Group-Based Processing:
After the map phase, the framework groups all intermediate pairs by key. The reduce function then combines these values (often resulting in a single output per key, though it can be more flexible).
Final Output:
It produces the final aggregated result for each key.
What are some MapReduce Examples?
Word Count:
- Map: Processes each line of text and emits (word, 1) for each word.
- Reduce: Groups the key-value pairs by word and sums the counts to produce the total occurrences.
Image Smoothing:
- Map: Could process individual pixels or regions, applying a smoothing filter.
- Reduce: Aggregates the processed pixel values to create a smoother image.
PageRank:
Implements the iterative calculation of page rankings across a network of web pages by distributing the computation.
Pi Estimation:
Uses Monte Carlo methods where the map phase generates random points, and the reduce phase aggregates the results to estimate the value of π.
What is the primary motivation for using the map reduce paradigm?

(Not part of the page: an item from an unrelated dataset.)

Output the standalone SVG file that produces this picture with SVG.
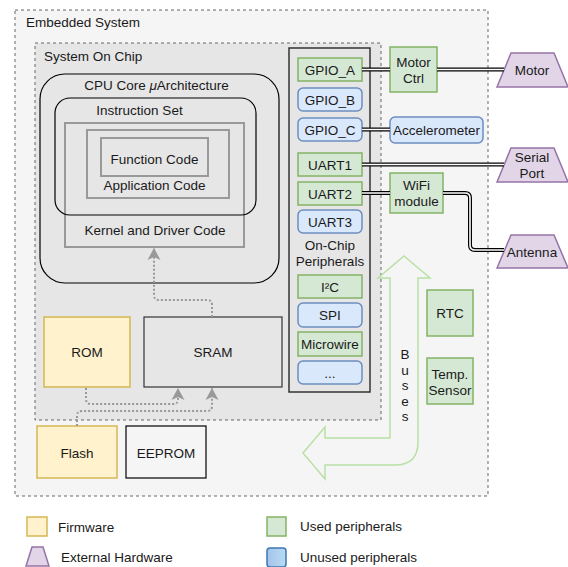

Simplified Distributed Processing:
MapReduce abstracts the complexity of writing parallel, distributed code. Instead of managing communication, fault tolerance, and load balancing manually, you only write two simple functions—map and reduce. The framework handles the rest.
Fault Tolerance and Scalability:
Designed to work on clusters with thousands of machines, MapReduce automatically deals with hardware failures and retries, making it ideal for processing terabytes of data on commodity machines.
Efficiency Through Data Locality:
The paradigm pushes computation to where the data resides, minimizing network bottlenecks and maximizing processing efficiency.
Why Count Distinct Words in the Reduce Phase (Word Count Example)
By separating the emission and aggregation tasks, MapReduce leverages its built-in grouping mechanism to efficiently count words in parallel.
What is HDFS?
HDFS (Hadoop Distributed File System) is the primary storage engine for Hadoop. It’s designed to handle very large files using a distributed, fault‐tolerant architecture.